> [Set problem] Extract the full listing verbatim and drop any pictures from your copy.
┄┄┄┄┄┄┄┄┄┄
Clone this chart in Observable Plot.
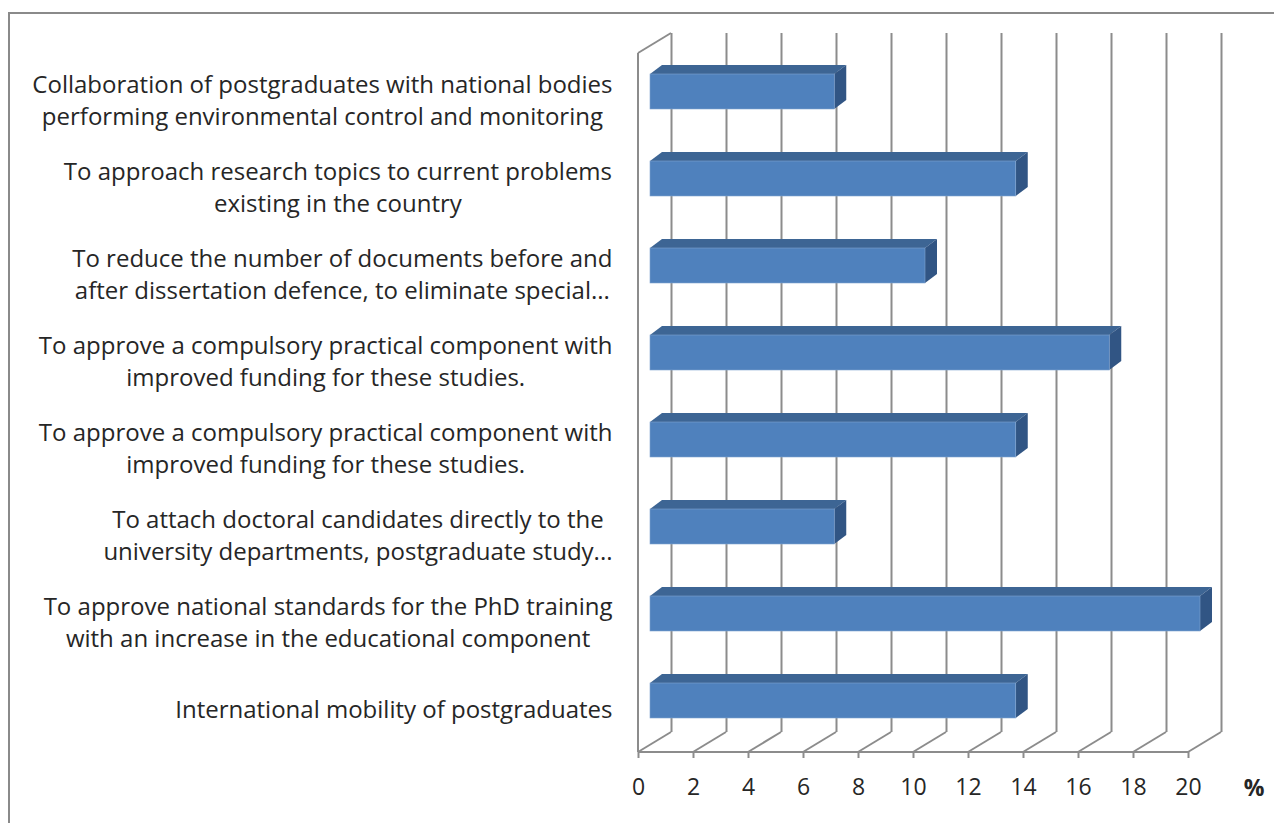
<!DOCTYPE html>
<html>
<head>
<meta charset="utf-8">
<script src="https://cdn.jsdelivr.net/npm/d3@7"></script>
<script src="https://cdn.jsdelivr.net/npm/@observablehq/plot@0.6"></script>
<style>
  html, body { margin: 0; padding: 0; background: #fff; }
  #wrap { position: relative; width: 1274px; height: 823px; overflow: hidden; }
  #border { position: absolute; left: 8px; top: 12px; width: 1300px; height: 900px; border: 2px solid #8a8a8a; box-sizing: border-box; }
  #chart { position: absolute; left: 0; top: 0; }
</style>
</head>
<body>
<div id="wrap"><div id="border"></div><div id="chart"></div></div>
<script>
// ---- data (top to bottom) ----
const categories = [
  "Collaboration of postgraduates with national bodies\nperforming environmental control and monitoring",
  "To approach research topics to current problems\nexisting in the country",
  "To reduce the number of documents before and\nafter dissertation defence, to eliminate special...",
  "To approve a compulsory practical component with\nimproved funding for these studies.",
  "To approve a compulsory practical component with\nimproved funding for these studies.",
  "To attach doctoral candidates directly to the\nuniversity departments, postgraduate study...",
  "To approve national standards for the PhD training\nwith an increase in the educational component",
  "International mobility of postgraduates"
];
const values = [6.7, 13.3, 10.0, 16.7, 13.3, 6.7, 20.0, 13.3];
const xTicks = [0, 2, 4, 6, 8, 10, 12, 14, 16, 18, 20];
const unitLabel = "%";

const data = categories.map((c, i) => ({id: String(i), label: c, value: values[i]}));

const FONT = "'Open Sans', Lato, sans-serif";
// 3D geometry (pixels)
const WALL_DX = 33, WALL_DY = -20;   // depth of the walls
const BAR_DX = 12, BAR_DY = -7;      // bar front face offset
const BAR_TX = 12, BAR_TY = -9;      // bar thickness in depth
const gridColor = "#8c8c8c";
const textColor = "#262626";

function wallsRender(index, scales, values, dim) {
  const g = d3.create("svg:g").attr("stroke", gridColor).attr("stroke-width", 2).attr("fill", "none");
  const yb = dim.height - dim.marginBottom, yt = dim.marginTop, xl = dim.marginLeft;
  for (const i of index) {
    const x = values.x[i];
    g.append("line").attr("x1", x).attr("y1", yb).attr("x2", x + WALL_DX).attr("y2", yb + WALL_DY);
  }
  g.append("line").attr("x1", xl).attr("y1", yt).attr("x2", xl).attr("y2", yb);
  g.append("line").attr("x1", xl).attr("y1", yt).attr("x2", xl + WALL_DX).attr("y2", yt + WALL_DY);
  const xs = Array.from(index, i => values.x[i]);
  g.append("line").attr("x1", d3.min(xs)).attr("y1", yb).attr("x2", d3.max(xs)).attr("y2", yb);
  return g.node();
}

function barsRender(index, scales, values, dim) {
  const g = d3.create("svg:g");
  const bw = scales.y.bandwidth();
  for (const i of index) {
    const x0 = values.x1[i] + BAR_DX, x1 = values.x2[i] + BAR_DX;
    const y0 = values.y[i] + BAR_DY, y1 = y0 + bw;
    g.append("path")
      .attr("d", `M${x0},${y0}L${x1},${y0}L${x1 + BAR_TX},${y0 + BAR_TY}L${x0 + BAR_TX},${y0 + BAR_TY}Z`)
      .attr("fill", "#3d6594");
    g.append("path")
      .attr("d", `M${x1},${y0}L${x1 + BAR_TX},${y0 + BAR_TY}L${x1 + BAR_TX},${y1 + BAR_TY}L${x1},${y1}Z`)
      .attr("fill", "#315584");
    g.append("rect").attr("x", x0).attr("y", y0).attr("width", x1 - x0).attr("height", bw)
      .attr("fill", "#4f81bd").attr("stroke", "#7fa3cf").attr("stroke-width", 0.6);
  }
  return g.node();
}

const chart = Plot.plot({
  width: 1274,
  height: 823,
  marginLeft: 638,
  marginRight: 86,
  marginTop: 53,
  marginBottom: 71,
  style: {fontFamily: FONT, background: "transparent"},
  x: {domain: [0, 20], axis: null},
  y: {domain: data.map(d => d.id), paddingInner: 0.6, paddingOuter: 0.3, axis: null},
  marks: [
    Plot.ruleX(xTicks, {x: d => d, dx: WALL_DX, dy: WALL_DY, stroke: gridColor, strokeWidth: 2}),
    Plot.ruleX(xTicks, {x: d => d, render: wallsRender}),
    Plot.axisX(xTicks, {label: null, tickSize: 6, tickPadding: 20, fontSize: 23, stroke: gridColor, strokeWidth: 2, fill: textColor}),
    Plot.barX(data, {x: "value", y: "id", render: barsRender}),
    Plot.text(data, {y: "id", text: "label", frameAnchor: "left", dx: -26, dy: 0, textAnchor: "end",
      fontSize: 24, lineHeight: 1.34, fill: textColor}),
    Plot.text([unitLabel], {frameAnchor: "bottom-right", dx: 76, dy: 43, fontSize: 23, fontWeight: "bold", fill: textColor})
  ]
});

document.getElementById("chart").append(chart);

// center each wrapped label block on its widest line, which ends at the label edge
d3.select(chart).selectAll("text").filter(function() { return this.querySelector("tspan"); }).each(function() {
  const t = d3.select(this);
  const w = this.getBBox().width;
  t.attr("text-anchor", "middle");
  t.attr("transform", (t.attr("transform") || "") + ` translate(${-w / 2},0)`);
});
</script>
</body>
</html>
┄┄┄┄┄┄┄┄┄┄
> [In response]
Clone this chart in Observable Plot.
<!DOCTYPE html>
<html>
<head>
<meta charset="utf-8">
<script src="https://cdn.jsdelivr.net/npm/d3@7"></script>
<script src="https://cdn.jsdelivr.net/npm/@observablehq/plot@0.6"></script>
<style>
  html, body { margin: 0; padding: 0; background: #fff; }
  #wrap { position: relative; width: 1274px; height: 823px; overflow: hidden; }
  #border { position: absolute; left: 8px; top: 12px; width: 1300px; height: 900px; border: 2px solid #8a8a8a; box-sizing: border-box; }
  #chart { position: absolute; left: 0; top: 0; }
</style>
</head>
<body>
<div id="wrap"><div id="border"></div><div id="chart"></div></div>
<script>
// ---- data (top to bottom) ----
const categories = [
  "Collaboration of postgraduates with national bodies\nperforming environmental control and monitoring",
  "To approach research topics to current problems\nexisting in the country",
  "To reduce the number of documents before and\nafter dissertation defence, to eliminate special...",
  "To approve a compulsory practical component with\nimproved funding for these studies.",
  "To approve a compulsory practical component with\nimproved funding for these studies.",
  "To attach doctoral candidates directly to the\nuniversity departments, postgraduate study...",
  "To approve national standards for the PhD training\nwith an increase in the educational component",
  "International mobility of postgraduates"
];
const values = [6.7, 13.3, 10.0, 16.7, 13.3, 6.7, 20.0, 13.3];
const xTicks = [0, 2, 4, 6, 8, 10, 12, 14, 16, 18, 20];
const unitLabel = "%";

const data = categories.map((c, i) => ({id: String(i), label: c, value: values[i]}));

const FONT = "'Open Sans', Lato, sans-serif";
// 3D geometry (pixels)
const WALL_DX = 33, WALL_DY = -20;   // depth of the walls
const BAR_DX = 12, BAR_DY = -7;      // bar front face offset
const BAR_TX = 12, BAR_TY = -9;      // bar thickness in depth
const gridColor = "#8c8c8c";
const textColor = "#262626";

function wallsRender(index, scales, values, dim) {
  const g = d3.create("svg:g").attr("stroke", gridColor).attr("stroke-width", 2).attr("fill", "none");
  const yb = dim.height - dim.marginBottom, yt = dim.marginTop, xl = dim.marginLeft;
  for (const i of index) {
    const x = values.x[i];
    g.append("line").attr("x1", x).attr("y1", yb).attr("x2", x + WALL_DX).attr("y2", yb + WALL_DY);
  }
  g.append("line").attr("x1", xl).attr("y1", yt).attr("x2", xl).attr("y2", yb);
  g.append("line").attr("x1", xl).attr("y1", yt).attr("x2", xl + WALL_DX).attr("y2", yt + WALL_DY);
  const xs = Array.from(index, i => values.x[i]);
  g.append("line").attr("x1", d3.min(xs)).attr("y1", yb).attr("x2", d3.max(xs)).attr("y2", yb);
  return g.node();
}

function barsRender(index, scales, values, dim) {
  const g = d3.create("svg:g");
  const bw = scales.y.bandwidth();
  for (const i of index) {
    const x0 = values.x1[i] + BAR_DX, x1 = values.x2[i] + BAR_DX;
    const y0 = values.y[i] + BAR_DY, y1 = y0 + bw;
    g.append("path")
      .attr("d", `M${x0},${y0}L${x1},${y0}L${x1 + BAR_TX},${y0 + BAR_TY}L${x0 + BAR_TX},${y0 + BAR_TY}Z`)
      .attr("fill", "#3d6594");
    g.append("path")
      .attr("d", `M${x1},${y0}L${x1 + BAR_TX},${y0 + BAR_TY}L${x1 + BAR_TX},${y1 + BAR_TY}L${x1},${y1}Z`)
      .attr("fill", "#315584");
    g.append("rect").attr("x", x0).attr("y", y0).attr("width", x1 - x0).attr("height", bw)
      .attr("fill", "#4f81bd").attr("stroke", "#7fa3cf").attr("stroke-width", 0.6);
  }
  return g.node();
}

const chart = Plot.plot({
  width: 1274,
  height: 823,
  marginLeft: 638,
  marginRight: 86,
  marginTop: 53,
  marginBottom: 71,
  style: {fontFamily: FONT, background: "transparent"},
  x: {domain: [0, 20], axis: null},
  y: {domain: data.map(d => d.id), paddingInner: 0.6, paddingOuter: 0.3, axis: null},
  marks: [
    Plot.ruleX(xTicks, {x: d => d, dx: WALL_DX, dy: WALL_DY, stroke: gridColor, strokeWidth: 2}),
    Plot.ruleX(xTicks, {x: d => d, render: wallsRender}),
    Plot.axisX(xTicks, {label: null, tickSize: 6, tickPadding: 20, fontSize: 23, stroke: gridColor, strokeWidth: 2, fill: textColor}),
    Plot.barX(data, {x: "value", y: "id", render: barsRender}),
    Plot.text(data, {y: "id", text: "label", frameAnchor: "left", dx: -26, dy: 0, textAnchor: "end",
      fontSize: 24, lineHeight: 1.34, fill: textColor}),
    Plot.text([unitLabel], {frameAnchor: "bottom-right", dx: 76, dy: 43, fontSize: 23, fontWeight: "bold", fill: textColor})
  ]
});

document.getElementById("chart").append(chart);

// center each wrapped label block on its widest line, which ends at the label edge
d3.select(chart).selectAll("text").filter(function() { return this.querySelector("tspan"); }).each(function() {
  const t = d3.select(this);
  const w = this.getBBox().width;
  t.attr("text-anchor", "middle");
  t.attr("transform", (t.attr("transform") || "") + ` translate(${-w / 2},0)`);
});
</script>
</body>
</html>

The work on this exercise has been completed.